▶ [TASK INPUTS]:
★ ★ ★ ★ ★ ★ ★

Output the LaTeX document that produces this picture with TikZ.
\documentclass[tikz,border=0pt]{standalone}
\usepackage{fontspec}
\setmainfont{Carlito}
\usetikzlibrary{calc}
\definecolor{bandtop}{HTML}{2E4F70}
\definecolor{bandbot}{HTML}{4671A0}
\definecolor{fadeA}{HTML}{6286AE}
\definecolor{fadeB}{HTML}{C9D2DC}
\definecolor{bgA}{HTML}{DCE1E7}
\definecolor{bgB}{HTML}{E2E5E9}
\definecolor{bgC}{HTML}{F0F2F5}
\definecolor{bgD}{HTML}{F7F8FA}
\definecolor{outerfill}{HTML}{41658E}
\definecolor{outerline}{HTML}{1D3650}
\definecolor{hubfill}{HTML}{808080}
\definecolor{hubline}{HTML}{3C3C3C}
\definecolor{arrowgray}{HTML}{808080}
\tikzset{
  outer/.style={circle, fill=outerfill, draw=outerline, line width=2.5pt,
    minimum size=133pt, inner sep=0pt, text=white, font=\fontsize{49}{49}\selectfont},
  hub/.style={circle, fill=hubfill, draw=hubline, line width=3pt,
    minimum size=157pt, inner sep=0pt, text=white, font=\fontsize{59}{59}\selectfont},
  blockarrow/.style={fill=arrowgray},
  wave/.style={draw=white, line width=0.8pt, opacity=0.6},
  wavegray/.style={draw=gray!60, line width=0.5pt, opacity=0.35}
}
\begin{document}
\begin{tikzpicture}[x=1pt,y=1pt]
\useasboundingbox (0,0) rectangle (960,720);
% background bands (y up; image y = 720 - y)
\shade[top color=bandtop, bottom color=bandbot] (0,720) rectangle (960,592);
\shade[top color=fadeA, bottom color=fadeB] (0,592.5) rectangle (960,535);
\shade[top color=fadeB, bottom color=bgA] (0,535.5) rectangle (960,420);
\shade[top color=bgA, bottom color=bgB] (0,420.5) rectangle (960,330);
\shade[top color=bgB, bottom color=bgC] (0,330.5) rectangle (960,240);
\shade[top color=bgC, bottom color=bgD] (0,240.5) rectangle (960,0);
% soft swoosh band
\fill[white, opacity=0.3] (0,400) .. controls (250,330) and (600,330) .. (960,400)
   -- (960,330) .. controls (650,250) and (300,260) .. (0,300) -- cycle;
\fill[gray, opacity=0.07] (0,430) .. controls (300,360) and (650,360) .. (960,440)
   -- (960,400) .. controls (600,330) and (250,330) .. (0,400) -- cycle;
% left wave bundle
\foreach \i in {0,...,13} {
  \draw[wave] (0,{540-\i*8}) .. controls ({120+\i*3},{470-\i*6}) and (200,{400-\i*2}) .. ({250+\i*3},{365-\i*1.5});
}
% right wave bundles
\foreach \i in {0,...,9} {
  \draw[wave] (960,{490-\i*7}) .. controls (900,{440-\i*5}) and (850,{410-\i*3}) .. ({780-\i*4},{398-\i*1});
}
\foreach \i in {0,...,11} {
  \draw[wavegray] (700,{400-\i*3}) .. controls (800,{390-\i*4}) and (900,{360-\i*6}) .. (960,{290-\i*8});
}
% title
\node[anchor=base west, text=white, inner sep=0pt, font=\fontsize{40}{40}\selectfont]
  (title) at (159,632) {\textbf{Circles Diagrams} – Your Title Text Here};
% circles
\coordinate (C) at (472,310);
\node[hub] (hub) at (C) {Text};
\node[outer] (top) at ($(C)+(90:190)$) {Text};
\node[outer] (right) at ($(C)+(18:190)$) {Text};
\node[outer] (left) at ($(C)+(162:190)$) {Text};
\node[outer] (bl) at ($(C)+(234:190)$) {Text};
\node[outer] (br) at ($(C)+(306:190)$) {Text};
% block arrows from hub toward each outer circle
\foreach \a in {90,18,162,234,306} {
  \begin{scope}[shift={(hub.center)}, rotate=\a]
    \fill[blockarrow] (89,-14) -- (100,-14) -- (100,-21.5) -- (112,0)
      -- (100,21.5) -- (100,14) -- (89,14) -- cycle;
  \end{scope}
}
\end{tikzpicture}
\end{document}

★ ★ ★ ★ ★ ★ ★

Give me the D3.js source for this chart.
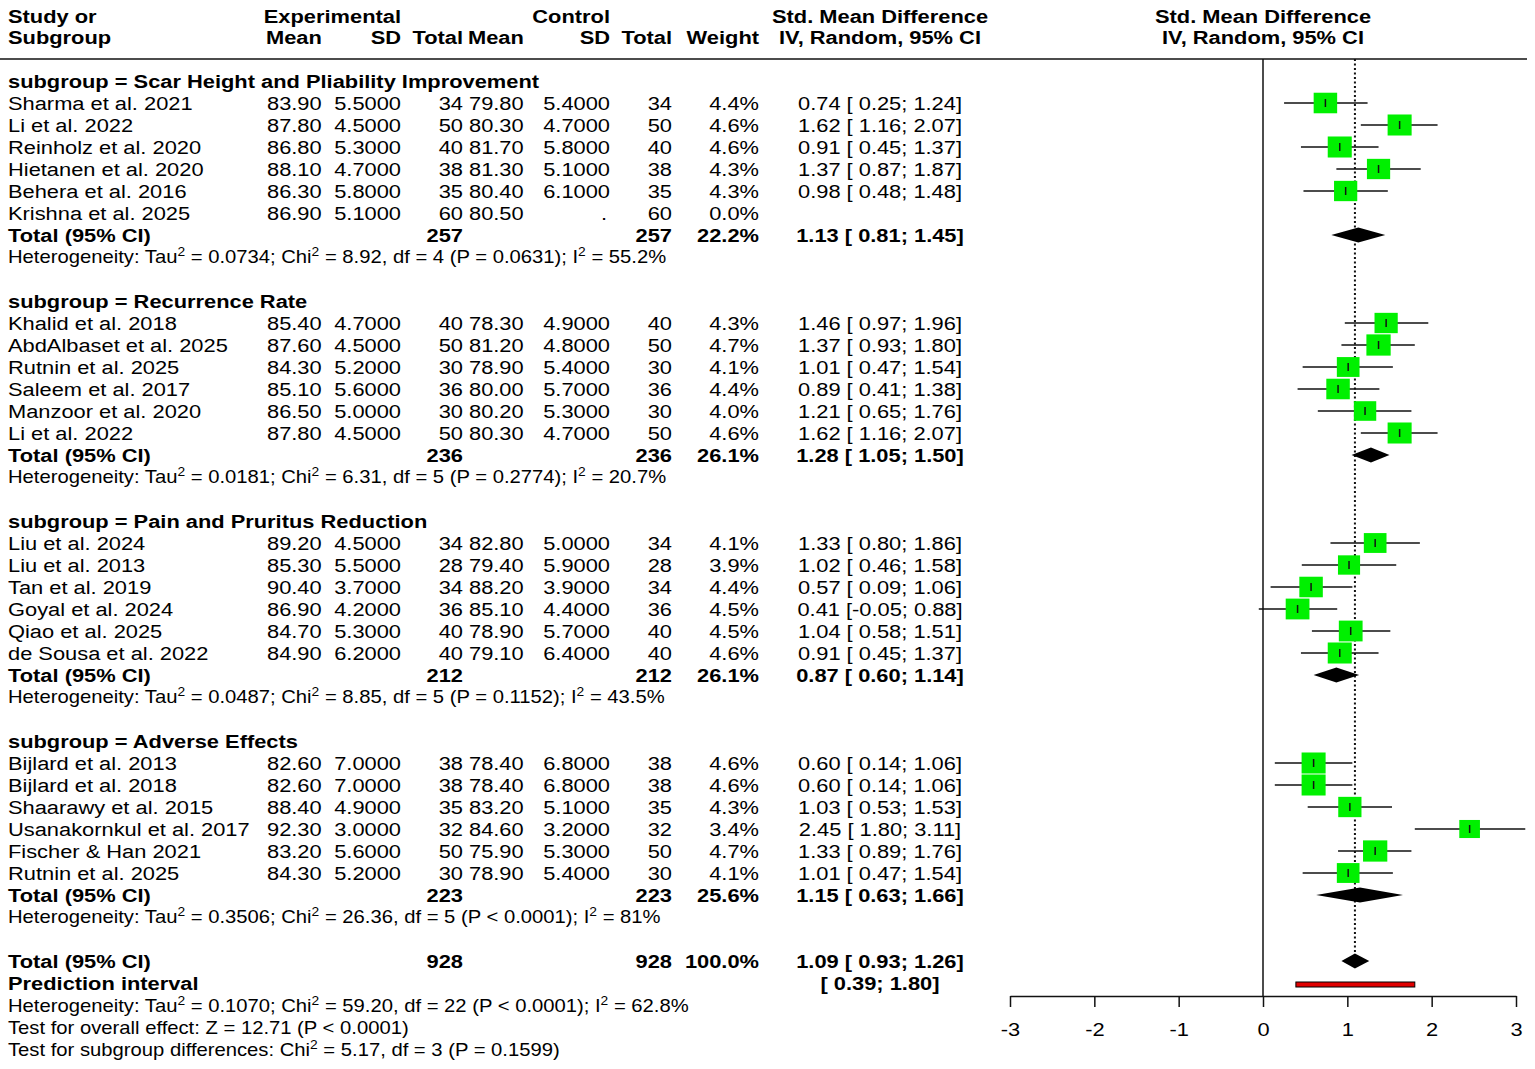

★ ★ ★ ★ ★ ★ ★

▶ [WHAT THE TASK REQUIRES]: Copy out every line from the records that has the word "this".

▶ [SOLUTION]:
Output the LaTeX document that produces this picture with TikZ.
Give me the D3.js source for this chart.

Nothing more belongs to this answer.